Saturday 28 September 2013

Ed Miliband - a rising tide of folly?

"Now the rising tide just seems to lift the yachts", said Ed Miliband in his conference speech.  It marks another step in the progress of Labour's criticism of Coalition economic policy.  First austerity would kill growth; then when growth returned it was the wrong sort of growth; now it is growth which is making the rich richer but not the rest of us.  Living standards are not rising, goes the complaint, gilded with a little class war to get the faithful's juices flowing.

There are several things to say about this.  Firstly, the economy has only been growing modestly.  Secondly, it's only been growing for about six months or so.  Thirdly, real living standards haven't been growing for some time, and in fact for young workers started to fall about ten years ago, when Labour was in power.

But it's the fourth point that's the most important.  Why does Miliband (and everyone else) assume that living standards must rise inexorably?

If we have learned anything from the credit crunch it is surely that the West has used debt to plug the gap left by reduced national income.
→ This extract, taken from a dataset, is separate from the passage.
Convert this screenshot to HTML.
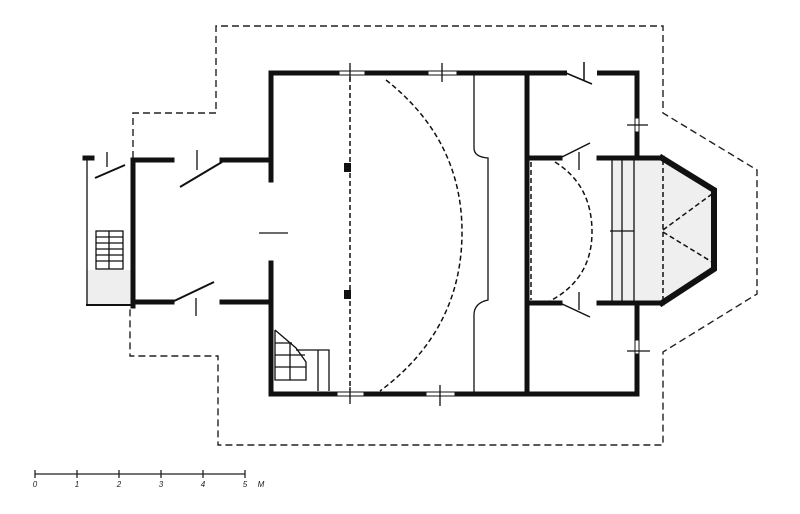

In Britain, manufacturing industry went overseas - more than a million jobs in manufacturing lost during the Blair years - to people that were willing to work for a dollar a day.  These people had far, far lower living standards than we did (although, interestingly, they still thought it better to live in poor conditions and work in a sweat-shop than labour in the paddy fields all day - Apple's critics please note).

Here, our living standards carried on rising, defying gravity, but only because government, house buyers and consumers took on eye-watering quantities of debt.  In Britain the level of personal debt when Labour came to power was about £500 billion.  In the following fifteen years it trebled to £1.5 trillion.  That's £1,500,000,000,000.  There is a limit to how much more we can take on (although surely we will try).

Actually it's possible to argue that we got into difficulties precisely because we wanted higher living standards.  In the post-war years this demand made our wage costs higher, and our industries less competitive. The newly rich economies of the Far East, looking for somewhere to park their money, were happy to lend it back to us so we could carry on buying their goods.

So I don't expect to see living standards rising much any time soon.  And I wonder whether they would be a good thing anyway. Consumerism is shallow, and its devotees boring.  I used to think that prosperity would make people cultured and civilised, but it actually just makes them go out and buy the stupid tat they fetishised before they had money.  Perhaps that's capitalism's fault.

Moreover, the higher wages are in Britain, the more difficult it will be for us to keep the manufacturing jobs we have and perhaps even make new ones.  I would much rather see living standards stagnate but more people have jobs, and I sometimes think the best hope for us is that people in the Far East have living standards which gently rise while ours gently fall to meet somewhere in the middle.  It might mean that people would turn their faces away from consumption a little.

But falling living standards is the cri du jour.  Expect to see many more cries for higher wages from the economically illiterate before 2015.